Dans un arrêt du 1er juillet, la Cour de justice de l’Union européenne (CJUE) décide que les travailleuses dispensées de travail ou affectées à un autre poste en raison de leur grossesse « ne peuvent prétendre aux indemnités et aux primes visant à compenser les inconvénients liés à l’exercice de tâches spécifiques dans des conditions particulières lorsqu’elles n’exercent pas effectivement ces tâches ».
La Cour était amenée à se prononcer sur deux affaires où des salariées, ne pouvant plus exercer les fonctions qui leur avaient été confiées avant leur grossesse, s’étaient vu retirer le bénéfice de primes destinées à dédommager des inconvénients qu’elles ne subissaient plus. Dans la première espèce, une femme, médecin interne dans une clinique universitaire d’anesthésie, percevait avant sa grossesse, en plus de son salaire de base, une indemnité pour astreinte. Elle a été arrêtée par son médecin car la poursuite de son activité professionnelle menaçait sa santé et celle de son enfant, puis elle a pris son congé de maternité. Pendant toute sa période d’inactivité, son employeur a refusé de lui verser l’indemnité d’astreinte. Dans la deuxième affaire, la salariée travaillait avant sa grossesse en tant que chef de cabine pour une compagnie aérienne. Une grande partie de sa rémunération était composée de primes se rattachant à son statut de supérieur hiérarchique. Pendant sa grossesse, elle a été affectée à un poste au sol, correspondant à un travail de bureau. Sa rémunération mensuelle a été diminuée, son employeur ne lui versant plus les primes destinées à compenser les inconvénients spécifiques liés à l’organisation du temps de travail dans son secteur d’activité.
Dans sa décision, la CJUE ne donne pas droit aux deux femmes. Certes, « une travailleuse enceinte dispensée de travail ou affectée provisoirement à un autre poste en raison de sa grossesse doit avoir droit à un revenu se composant de son salaire mensuel de base ainsi que des éléments de la rémunération et des primes liés à son statut professionnel telles que celles se rattachant à sa qualité de supérieur hiérarchique, à son ancienneté et à ses qualifications professionnelles ». En revanche, elle ne peut prétendre aux indemnités et aux primes visant à compenser les inconvénients liés à l’exercice de tâches spécifiques dès lors qu’elle n’exerce plus ces tâches.

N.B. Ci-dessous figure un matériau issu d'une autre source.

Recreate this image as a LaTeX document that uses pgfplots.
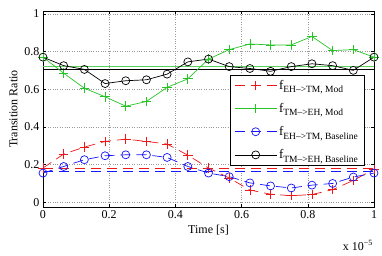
\documentclass[border=0pt]{standalone}
\usepackage{fontspec}
\setmainfont{Liberation Serif}
\usepackage{pgfplots}
\pgfplotsset{compat=1.18}
\definecolor{mred}{RGB}{235,25,25}
\definecolor{mgreen}{RGB}{40,195,40}
\definecolor{lgreen}{RGB}{90,210,90}
\definecolor{mblue}{RGB}{20,20,255}
\newcommand{\sub}[1]{{\fontsize{9.5}{10}\selectfont\raisebox{-3.5pt}{#1}}}
\begin{document}
\begin{tikzpicture}
\begin{axis}[
  scale only axis, width=331pt, height=196pt,
  xmin=0, xmax=1, ymin=-0.025, ymax=1.015,
  xtick={0,0.2,0.4,0.6,0.8,1}, ytick={0,0.2,0.4,0.6,0.8,1},
  xticklabels={0,0.2,0.4,0.6,0.8,1}, yticklabels={0,0.2,0.4,0.6,0.8,1},
  tick align=inside, major tick length=3pt,
  tick style={black, line width=0.5pt},
  grid=major, grid style={dotted, gray!80, line width=0.5pt},
  axis line style={line width=0.8pt},
  ticklabel style={font=\fontsize{12}{14}\selectfont},
  label style={font=\fontsize{12}{14}\selectfont},
  xlabel={Time [s]}, ylabel={Transition Ratio},
  legend style={at={(0.97,0.674)}, anchor=north east, draw=black, fill=white,
    font=\fontsize{13}{15}\selectfont, row sep=8.5pt, inner xsep=4pt, inner ysep=3pt},
  legend cell align=left,
  legend image code/.code={\draw[mark repeat=2,mark phase=2] plot coordinates {(0pt,0pt) (21pt,0pt) (42pt,0pt)};},
]
\coordinate (SW) at (rel axis cs:0,0);
\coordinate (NE) at (rel axis cs:1,1);
% mean lines
\addplot[draw=black, line width=0.7pt, forget plot] coordinates {(0,0.705) (1,0.705)};
\addplot[draw=lgreen, line width=1.8pt, forget plot] coordinates {(0,0.72) (1,0.72)};
\addplot[draw=mred, line width=0.7pt, dash pattern=on 10pt off 6pt, forget plot] coordinates {(0,0.182) (1,0.182)};
\addplot[draw=mblue, line width=0.7pt, dash pattern=on 10pt off 6pt, forget plot] coordinates {(0,0.162) (1,0.162)};
% curves
\addplot[draw=mred, line width=0.7pt, dash pattern=on 10pt off 6pt, mark=+, mark size=4.8pt, mark options={solid, draw=mred, fill=none}] coordinates {
(0,0.182) (0.0625,0.256) (0.125,0.293) (0.1875,0.323) (0.25,0.335) (0.3125,0.323) (0.375,0.309) (0.4375,0.250)
(0.5,0.182) (0.5625,0.129) (0.625,0.065) (0.6875,0.043) (0.75,0.035) (0.8125,0.041) (0.875,0.067) (0.9375,0.116) (1,0.175)};
\addlegendentry{f\sub{EH-->TM, Mod}}
\addplot[draw=mgreen, line width=0.7pt, mark=+, mark size=4.8pt, mark options={solid, draw=mgreen, fill=none}] coordinates {
(0,0.77) (0.0625,0.685) (0.125,0.605) (0.1875,0.56) (0.25,0.51) (0.3125,0.535) (0.375,0.61) (0.4375,0.655)
(0.5,0.76) (0.5625,0.81) (0.625,0.84) (0.6875,0.835) (0.75,0.835) (0.8125,0.88) (0.875,0.805) (0.9375,0.81) (1,0.77)};
\addlegendentry{f\sub{TM-->EH, Mod}}
\addplot[draw=mblue, line width=0.7pt, dash pattern=on 10pt off 6pt, mark=o, mark size=4pt, mark options={solid, draw=mblue, fill=none}] coordinates {
(0,0.155) (0.0625,0.19) (0.125,0.226) (0.1875,0.247) (0.25,0.252) (0.3125,0.252) (0.375,0.238) (0.4375,0.19)
(0.5,0.155) (0.5625,0.136) (0.625,0.103) (0.6875,0.087) (0.75,0.076) (0.8125,0.091) (0.875,0.100) (0.9375,0.134) (1,0.155)};
\addlegendentry{f\sub{EH-->TM, Baseline}}
\addplot[draw=black, line width=0.7pt, mark=o, mark size=4pt, mark options={solid, draw=black, fill=none}] coordinates {
(0,0.77) (0.0625,0.725) (0.125,0.705) (0.1875,0.63) (0.25,0.645) (0.3125,0.65) (0.375,0.68) (0.4375,0.745)
(0.5,0.76) (0.5625,0.72) (0.625,0.71) (0.6875,0.695) (0.75,0.72) (0.8125,0.735) (0.875,0.725) (0.9375,0.70) (1,0.77)};
\addlegendentry{f\sub{TM-->EH, Baseline}}
\end{axis}
\node[anchor=base east, font=\fontsize{12}{14}\selectfont, inner sep=0pt] at ([shift={(-1pt,-43pt)}]SW -| NE) {x 10\textsuperscript{\char"2212 5}};
\pgfresetboundingbox
\path ([shift={(-43pt,-48pt)}]SW) rectangle ([shift={(8pt,11pt)}]NE);
\end{tikzpicture}
\end{document}
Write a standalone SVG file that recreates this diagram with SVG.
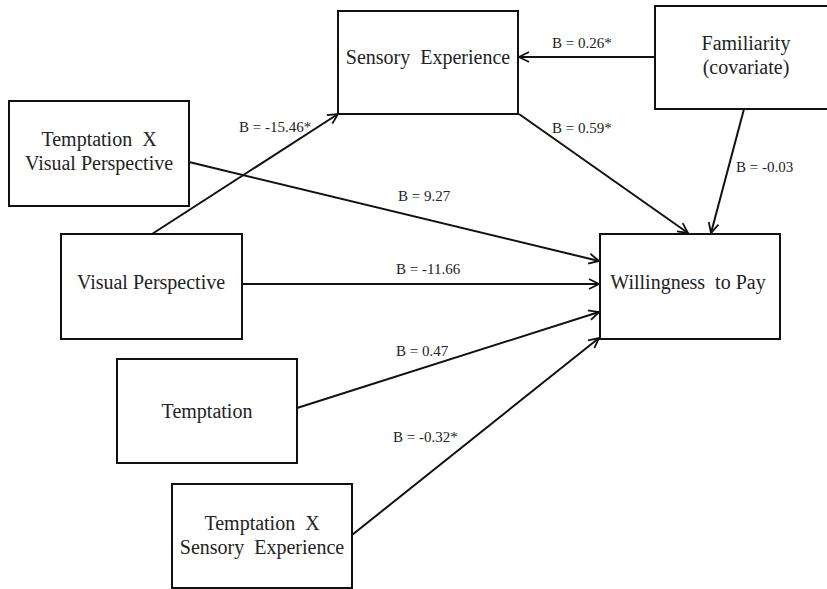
<svg xmlns="http://www.w3.org/2000/svg" width="827" height="589" viewBox="0 0 827 589">
<style>
.box{fill:#fff;stroke:#111;stroke-width:2}
.t{font-family:'Liberation Serif','DejaVu Serif',serif;font-size:20px;fill:#222;text-anchor:middle}
.lbl{font-family:'Liberation Serif','DejaVu Serif',serif;font-size:15px;fill:#222}
.c{fill:none;stroke:#111;stroke-width:2;marker-end:url(#arr)}
</style>
<defs>
<marker id="arr" viewBox="0 0 12 12" refX="11" refY="6" markerWidth="12" markerHeight="12" markerUnits="userSpaceOnUse" orient="auto">
<path d="M1,1 L11,6 L1,11" fill="none" stroke="#111" stroke-width="1.8"/>
</marker>
</defs>
<rect width="827" height="589" fill="#fff"/>
<g id="connectors">
<line class="c" x1="654" y1="57" x2="519" y2="57"/>
<line class="c" x1="152" y1="234" x2="338" y2="114"/>
<line class="c" x1="519" y1="114" x2="688" y2="233"/>
<line class="c" x1="744" y1="109" x2="711" y2="233"/>
<line class="c" x1="189" y1="162" x2="599" y2="261"/>
<line class="c" x1="242" y1="284" x2="599" y2="284"/>
<line class="c" x1="297" y1="408" x2="599" y2="312"/>
<line class="c" x1="352" y1="535" x2="599" y2="338"/>
<text class="lbl" x="552" y="48">B = 0.26*</text>
<text class="lbl" x="239" y="132">B = -15.46*</text>
<text class="lbl" x="552" y="133">B = 0.59*</text>
<text class="lbl" x="736" y="172">B = -0.03</text>
<text class="lbl" x="398" y="201">B = 9.27</text>
<text class="lbl" x="396" y="274">B = -11.66</text>
<text class="lbl" x="396" y="356">B = 0.47</text>
<text class="lbl" x="393" y="442">B = -0.32*</text>
</g>
<g id="sensory">
<rect class="box" x="338" y="11" width="180" height="103"/>
<text class="t" x="428" y="64" xml:space="preserve">Sensory  Experience</text>
</g>
<g id="familiarity">
<rect class="box" x="655" y="6" width="182" height="103"/>
<text class="t" x="746" y="50">Familiarity</text>
<text class="t" x="746" y="74">(covariate)</text>
</g>
<g id="temptation-x-vp">
<rect class="box" x="9" y="101" width="180" height="105"/>
<text class="t" x="99" y="146" xml:space="preserve">Temptation  X</text>
<text class="t" x="99" y="170">Visual Perspective</text>
</g>
<g id="visual-perspective">
<rect class="box" x="61" y="234" width="181" height="105"/>
<text class="t" x="151" y="289">Visual Perspective</text>
</g>
<g id="wtp">
<rect class="box" x="600" y="234" width="180" height="105"/>
<text class="t" x="688" y="289" xml:space="preserve">Willingness  to Pay</text>
</g>
<g id="temptation">
<rect class="box" x="117" y="359" width="180" height="104"/>
<text class="t" x="207" y="418">Temptation</text>
</g>
<g id="temptation-x-se">
<rect class="box" x="172" y="484" width="180" height="104"/>
<text class="t" x="262" y="530" xml:space="preserve">Temptation  X</text>
<text class="t" x="262" y="554" xml:space="preserve">Sensory  Experience</text>
</g>
</svg>
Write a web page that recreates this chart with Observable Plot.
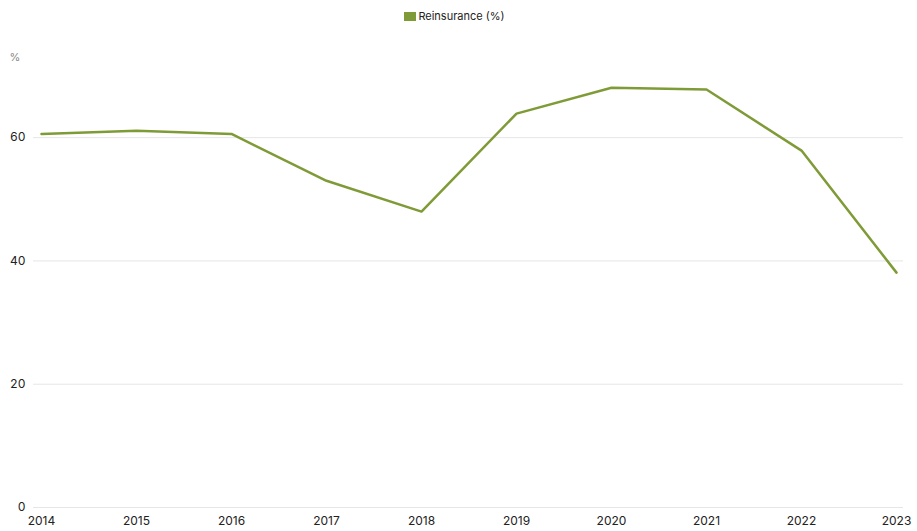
<!DOCTYPE html>
<html>
<head>
<meta charset="utf-8">
<script src="https://cdn.jsdelivr.net/npm/d3@7"></script>
<script src="https://cdn.jsdelivr.net/npm/@observablehq/plot@0.6"></script>
<style>
  html, body { margin: 0; padding: 0; background: #fff; }
  body { width: 917px; height: 531px; overflow: hidden; font-family: Inter, "Noto Sans", sans-serif; }
  #legend { height: 30px; display: flex; justify-content: center; align-items: center; font-size: 11px; color: #222; padding-top: 2px; padding-right: 8px; box-sizing: border-box; }
  #legend .sw { width: 12px; height: 9px; background: #7f9b37; display: inline-block; margin-right: 2px; }
</style>
</head>
<body>
<div id="legend"><span class="sw"></span><span>Reinsurance (%)</span></div>
<div id="chart"></div>
<script>
const years = [2014, 2015, 2016, 2017, 2018, 2019, 2020, 2021, 2022, 2023];
const reinsurance = [60.6, 61.1, 60.6, 53.0, 48.0, 63.9, 68.1, 67.8, 57.9, 38.1];
const yTicks = [0, 20, 40, 60];
const lineColor = "#7f9b37";

const data = years.map((y, i) => ({year: y, value: reinsurance[i]}));

const chart = Plot.plot({
  width: 917,
  height: 501,
  marginLeft: 33,
  marginRight: 14,
  marginTop: 27,
  marginBottom: 24,
  style: {fontFamily: "Inter, 'Noto Sans', sans-serif", fontSize: "12px", color: "#222", background: "#fff"},
  x: {type: "point", domain: years, padding: 0, inset: 4, tickSize: 0, label: null, tickFormat: d => String(d)},
  y: {domain: [0, 73], ticks: yTicks, tickSize: 0, label: null},
  marks: [
    Plot.gridY(yTicks, {stroke: "#e6e6e6", strokeOpacity: 1, strokeWidth: 1}),
    Plot.axisY({ticks: yTicks, tickSize: 0, tickPadding: 8, label: null}),
    Plot.axisX({tickSize: 0, tickPadding: 9, label: null, tickFormat: d => String(d)}),
    Plot.text(["%"], {frameAnchor: "top-left", dx: -24, dy: -4, fill: "#888", fontSize: 11}),
    Plot.line(data, {x: "year", y: "value", stroke: lineColor, strokeWidth: 2.5})
  ]
});
document.getElementById("chart").append(chart);
</script>
</body>
</html>
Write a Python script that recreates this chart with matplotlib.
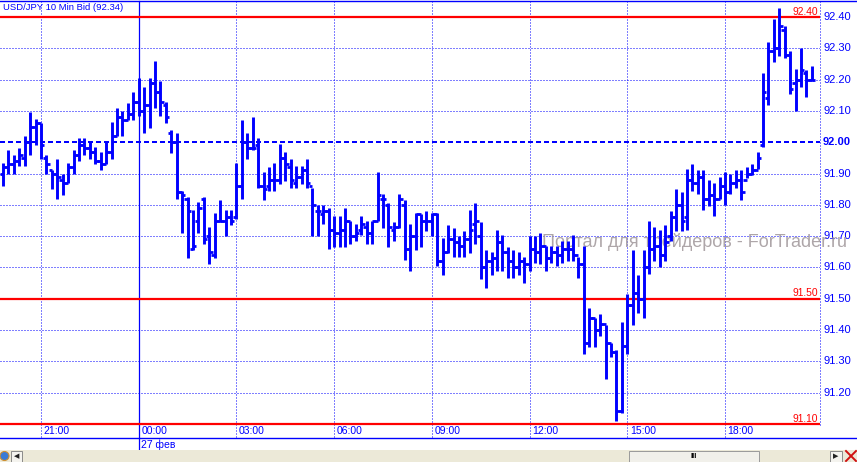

La Haute Juridiction européenne rappelle par ailleurs que « la rémunération qu’il convient de maintenir pour une travailleuse enceinte affectée provisoirement à un autre poste ne saurait en tout état de cause être inférieure à celle versée aux travailleurs occupant un tel poste ». En effet, argumente-t-elle, « pour la durée de cette affectation temporaire, la travailleuse enceinte a également droit aux éléments de la rémunération et aux primes se rattachant à ce poste ».
De manière générale, la Cour note que l’obligation des Etats membres consiste à protéger la sécurité et la santé des travailleuses enceintes et non à maintenir l’ensemble des avantages liés au travail qu’elles effectuaient avant leur grossesse. Par conséquent, elle considère que « les Etats membres sont libres de maintenir aux travailleuses dispensées de travailler ou provisoirement affectées à un autre poste l’intégralité de leur rémunération et donc un niveau de revenu plus élevé que celui garanti par la directive » du 19 octobre 1992 sur l’amélioration de la sécurité et de la santé des travailleuses enceintes, accouchées ou allaitantes au travail.